ZWIJNDRECHT, the Netherlands – Heerema Fabrication Group (HFG) has announced that it will lay-off the majority of its staff, and that it needs to adapt to its “strongly decreasing volume of work.”
Several factors were given as reasons behind the decision, with the company citing poor market conditions; increasing competition; the combination of price pressure and unfavorable contractual conditions in the wind energy market, and the “somber prospects for the near future.”
“As a result of the restructuring, an anticipated 450 of the existing 770 jobs in the company will be phased out,” HFG said in a statement. “Compulsory redundancies will unfortunately be unavoidable.
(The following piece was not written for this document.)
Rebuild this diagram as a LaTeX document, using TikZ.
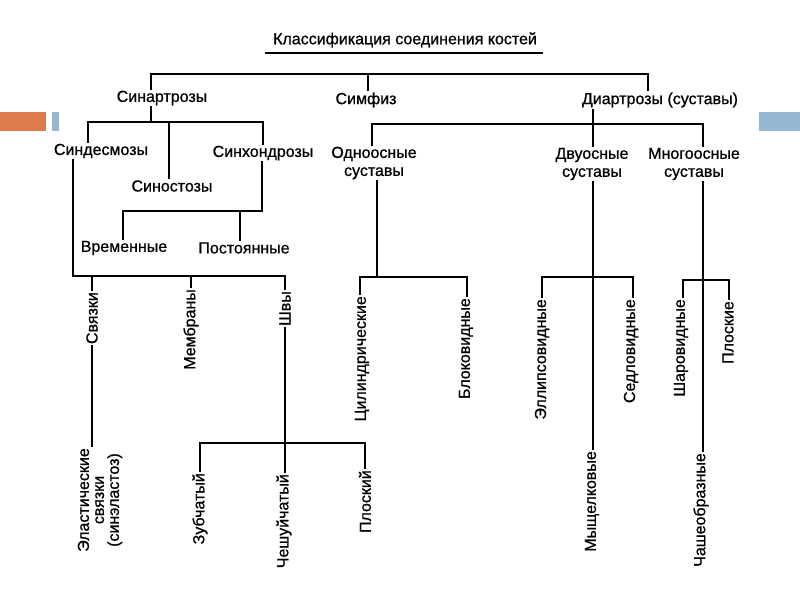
\documentclass[tikz,border=0pt]{standalone}
\usepackage{fontspec}
\setmainfont[FakeBold=0.8]{Liberation Sans}
\definecolor{barorange}{HTML}{E07B4B}
\definecolor{barblue}{HTML}{94B6D2}
\newcommand{\lbfont}{\fontsize{16}{18}\selectfont}
\tikzset{
  lbl/.style={font=\lbfont, inner sep=1pt, text=black},
  vlbl/.style={lbl, rotate=90, anchor=east},
  ln/.style={line width=1.7pt, black}
}
\begin{document}
\begin{tikzpicture}[x=1pt,y=-1pt]
\useasboundingbox (0,0) rectangle (800,600);
\fill[white] (0,0) rectangle (800,600);
% decorative bars
\fill[barorange] (0,112) rectangle (46,131);
\fill[barblue] (52,112) rectangle (59,131);
\fill[barblue] (759,112) rectangle (800,131);

% title
\node[lbl] (title) at (405,40) {Классификация соединения костей};
\draw[line width=2.4pt] (265,53) -- (543,53);

% level 1
\node[lbl] (sin) at (162,98) {Синартрозы};
\node[lbl] (simf) at (366,100) {Симфиз};
\node[lbl] (diar) at (660,100) {Диартрозы (суставы)};

\coordinate (T1) at (151,74);
\coordinate (T2) at (368,74);
\coordinate (T3) at (648,74);
\draw[ln] (T1 |- sin.north) -- (T1) -- (T3) -- (T3 |- diar.north);
\draw[ln] (T2) -- (T2 |- simf.north);

% synarthroses
\node[lbl] (sind) at (101,151) {Синдесмозы};
\node[lbl] (sinost) at (172,186) {Синостозы};
\node[lbl] (sinh) at (263,153) {Синхондрозы};
\coordinate (S0) at (151,122);
\coordinate (SA) at (88,122);
\coordinate (SB) at (169,122);
\coordinate (SC) at (263,122);
\draw[ln] (S0 |- sin.south) -- (S0);
\draw[ln] (SA |- sind.north) -- (SA) -- (SC) -- (SC |- sinh.north);
\draw[ln] (SB) -- (SB |- sinost.north);

% synchondroses
\node[lbl] (vrem) at (124,248) {Временные};
\node[lbl] (post) at (244,248) {Постоянные};
\coordinate (H0) at (262,211);
\coordinate (HA) at (123,211);
\coordinate (HB) at (240,211);
\draw[ln] (H0 |- sinh.south) -- (H0) -- (HA) -- (HA |- vrem.north);
\draw[ln] (HB) -- (HB |- post.north);

% syndesmoses
\node[vlbl] (svyaz) at (92,291) {Связки};
\node[vlbl] (memb) at (191,288) {Мембраны};
\node[vlbl] (shvy) at (285,290) {Швы};
\node[lbl, rotate=90, align=center, font=\fontsize{16}{15}\selectfont] (elast) at (100,500) {Эластические\\связки\\(синэластоз)};
\coordinate (D0) at (73,276);
\coordinate (DA) at (92,276);
\coordinate (DB) at (191,276);
\coordinate (DC) at (285,276);
\draw[ln] (D0 |- sind.south) -- (D0) -- (DC) -- (DC |- shvy.east);
\draw[ln] (DA) -- (DA |- svyaz.east);
\draw[ln] (DB) -- (DB |- memb.east);
\draw[ln] (DA |- svyaz.west) -- (DA |- elast.east);

% sutures
\node[vlbl] (zub) at (200,472) {Зубчатый};
\node[vlbl] (chesh) at (284,473) {Чешуйчатый};
\node[vlbl] (plosk) at (365,469) {Плоский};
\coordinate (W0) at (285,443);
\coordinate (WA) at (200,443);
\coordinate (WC) at (365,443);
\draw[ln] (W0 |- shvy.west) -- (W0) -- (W0 |- chesh.east);
\draw[ln] (WA |- zub.east) -- (WA) -- (WC) -- (WC |- plosk.east);

% diarthroses
\node[lbl, align=center] (odno) at (374,163) {Одноосные\\суставы};
\node[lbl, align=center] (dvu) at (592,164) {Двуосные\\суставы};
\node[lbl, align=center] (mnogo) at (694,164) {Многоосные\\суставы};
\coordinate (R0) at (593,124);
\coordinate (RA) at (372,124);
\coordinate (RC) at (703,124);
\draw[ln] (R0 |- diar.south) -- (R0) -- (R0 |- dvu.north);
\draw[ln] (RA |- odno.north) -- (RA) -- (RC) -- (RC |- mnogo.north);

% uniaxial
\node[vlbl] (cyl) at (362,295) {Цилиндрические};
\node[vlbl] (blok) at (466,297) {Блоковидные};
\coordinate (U0) at (377,277);
\coordinate (UA) at (360,277);
\coordinate (UC) at (467,277);
\draw[ln] (U0 |- odno.south) -- (U0);
\draw[ln] (UA |- cyl.east) -- (UA) -- (UC) -- (UC |- blok.east);

% biaxial
\node[vlbl] (ell) at (542,298) {Эллипсовидные};
\node[vlbl] (sedl) at (631,298) {Седловидные};
\node[vlbl] (mysh) at (592,450) {Мыщелковые};
\coordinate (B0) at (593,277);
\coordinate (BA) at (542,277);
\coordinate (BC) at (633,277);
\draw[ln] (B0 |- dvu.south) -- (B0) -- (B0 |- mysh.east);
\draw[ln] (BA |- ell.east) -- (BA) -- (BC) -- (BC |- sedl.east);

% multiaxial
\node[vlbl] (shar) at (681,298) {Шаровидные};
\node[vlbl] (plosk2) at (728,300) {Плоские};
\node[vlbl] (chash) at (701,452) {Чашеобразные};
\coordinate (M0) at (703,280);
\coordinate (MA) at (683,280);
\coordinate (MC) at (729,280);
\draw[ln] (M0 |- mnogo.south) -- (M0) -- (M0 |- chash.east);
\draw[ln] (MA |- shar.east) -- (MA) -- (MC) -- (MC |- plosk2.east);
\end{tikzpicture}
\end{document}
The job losses will affect the head office in Zwijndrecht (Netherlands), next to the HFG yards in the Netherlands, the UK, and Poland.”
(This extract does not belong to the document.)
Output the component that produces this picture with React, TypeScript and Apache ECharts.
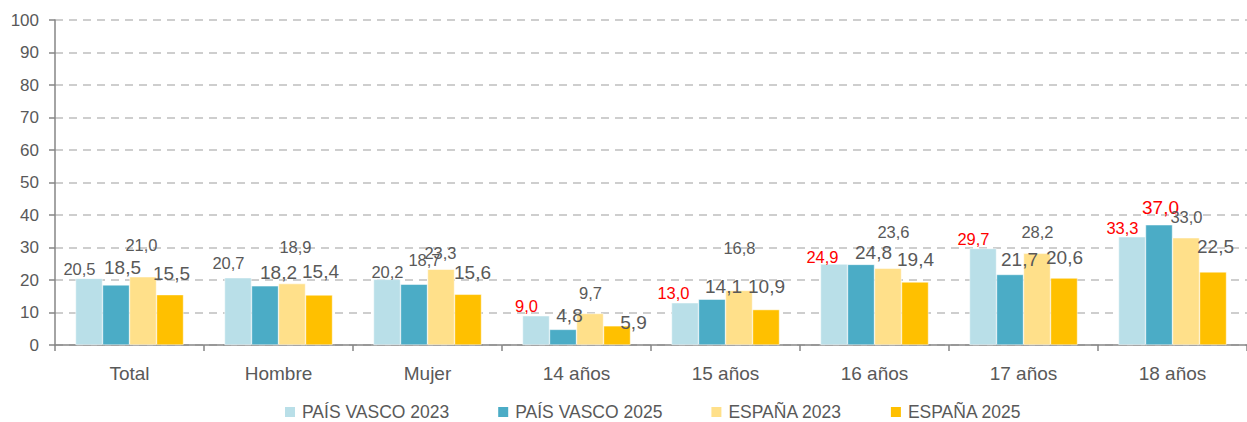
import React, { useEffect, useRef } from "react";
import * as echarts from "echarts";

const categories = ["Total", "Hombre", "Mujer", "14 años", "15 años", "16 años", "17 años", "18 años"];
const seriesNames = ["PAÍS VASCO 2023", "PAÍS VASCO 2025", "ESPAÑA 2023", "ESPAÑA 2025"];
const paisVasco2023 = [20.5, 20.7, 20.2, 9.0, 13.0, 24.9, 29.7, 33.3];
const paisVasco2025 = [18.5, 18.2, 18.7, 4.8, 14.1, 24.8, 21.7, 37.0];
const espana2023 = [21.0, 18.9, 23.3, 9.7, 16.8, 23.6, 28.2, 33.0];
const espana2025 = [15.5, 15.4, 15.6, 5.9, 10.9, 19.4, 20.6, 22.5];
const yTicks = [0, 10, 20, 30, 40, 50, 60, 70, 80, 90, 100];

const colors = ["#B9DFE8", "#4BACC6", "#FFE08A", "#FFC000"];

// label centre offsets [dx, dy] relative to the top-centre of each bar (labels were hand-placed in the source)
const offPV23 = [[-9.5, -9.4], [-9.5, -14.7], [0.5, -7.4], [-9.5, -9.75], [-11.5, -9.75], [-11.5, -7.1], [-9.5, -9.5], [-9.5, -8.8]];
const offPV25 = [[6.5, -16.9], [13.5, -13.85], [10.5, -24.2], [6.5, -14.4], [11.5, -12.2], [12.5, -12.4], [9.5, -14.5], [1.5, -17.75]];
const offES23 = [[-1.5, -31.75], [3.5, -36.6], [-0.5, -16.3], [0.5, -20.5], [0.5, -42.4], [5.5, -36.3], [0.5, -21.35], [0.5, -20.75]];
const offES25 = [[1.5, -21.6], [1.5, -23], [4.5, -22.3], [16.5, -3.8], [0.5, -22.6], [0.5, -22], [0.5, -21], [2.5, -24.9]];
// label font sizes / colours
const S = 16.5;
const L = 19;
const sizePV23 = [S, S, S, S, S, S, S, S];
const sizePV25 = [L, L, S, L, L, L, L, L];
const sizeES23 = [S, S, S, S, S, S, S, S];
const sizeES25 = [L, L, L, L, L, L, L, L];
const redPV23 = [false, false, false, true, true, true, true, true];
const redPV25 = [false, false, false, false, false, false, false, true];

const fmt = (v: number) => v.toFixed(1).replace(".", ",");

function buildData(values: number[], offs: number[][], sizes: number[], reds?: boolean[]) {
  return values.map((v, i) => ({
    value: v,
    label: {
      offset: [offs[i][0], offs[i][1] + sizes[i] / 2],
      fontSize: sizes[i],
      lineHeight: sizes[i],
      color: reds && reds[i] ? "#FF0000" : "#595959",
    },
  }));
}

export default function App() {
  const ref = useRef<HTMLDivElement>(null);
  useEffect(() => {
    if (!ref.current) return;
    const chart = echarts.init(ref.current, null, { renderer: "svg" });
    const allValues = [paisVasco2023, paisVasco2025, espana2023, espana2025];
    const allOffs = [offPV23, offPV25, offES23, offES25];
    const allSizes = [sizePV23, sizePV25, sizeES23, sizeES25];
    const allReds = [redPV23, redPV25, undefined, undefined];
    chart.setOption({
      animation: false,
      textStyle: { fontFamily: "Liberation Sans" },
      grid: { left: 55, top: 20, width: 1200, height: 325 },
      legend: {
        left: 283,
        top: 403,
        padding: 0,
        itemWidth: 12,
        itemHeight: 12,
        itemGap: 47,
        icon: "rect",
        textStyle: { color: "#595959", fontSize: 17.5, lineHeight: 18, fontFamily: "Liberation Sans", padding: [0, 0, 0, 1] },
        data: seriesNames,
      },
      xAxis: {
        type: "category",
        data: categories,
        axisLine: { lineStyle: { color: "#868686", width: 1.5 } },
        axisTick: { show: true, length: 6, lineStyle: { color: "#868686", width: 1.5 } },
        axisLabel: { color: "#595959", fontSize: 19, margin: 19 },
      },
      yAxis: {
        type: "value",
        min: yTicks[0],
        max: yTicks[yTicks.length - 1],
        interval: yTicks[1] - yTicks[0],
        axisLine: { show: true, lineStyle: { color: "#868686", width: 1.5 } },
        axisTick: { show: true, length: 6, lineStyle: { color: "#868686", width: 1.5 } },
        axisLabel: { color: "#595959", fontSize: 17, margin: 16 },
        splitLine: { lineStyle: { color: "#BFBFBF", width: 1.5, type: [8, 6] } },
      },
      series: allValues.map((vals, s) => ({
        name: seriesNames[s],
        type: "bar",
        barWidth: 27,
        barGap: "0%",
        itemStyle: { color: colors[s], borderColor: "#FFFFFF", borderWidth: 0.5 },
        label: {
          show: true,
          position: "top",
          distance: 0,
          formatter: (p: any) => fmt(p.value),
        },
        data: buildData(vals, allOffs[s], allSizes[s], allReds[s]),
      })),
    });
    return () => chart.dispose();
  }, []);
  return <div ref={ref} style={{ width: 1247, height: 422, position: "absolute", left: 0, top: 0 }} />;
}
The intended reorganization will focus on rebalancing after its work orders have slowed, as well increasing its efficiency and competitiveness, with the aim of better preparing the company for the future.
Management is said to have informed employees of the situation and has requested advice from the works council of HFG Netherlands. The company said it had also entered into discussions with the trade unions about a severance scheme.
CEO Koos-Jan van Brouwershaven said: “We fully realize just how devastating the planned reorganization will be for many of our colleagues who have made such an important contribution to our company. We will do our utmost to support them throughout this difficult period. At the same time we are convinced that these steps are absolutely essential for the stability of HFG and to guarantee its continuity.”
The plans will enable HFG to continue operations at all its locations in Vlissingen, Zwijndrecht, Hartlepool, UK, and Opole, Poland. The reorganization will not affect the Heerema Innovation Center.
“The expectation is that, due to growing energy requirements in the long term, the number of projects in the market will increase again in the future. Until that time we will do everything in our power to maintain as much employment as possible,” said van Brouwershaven.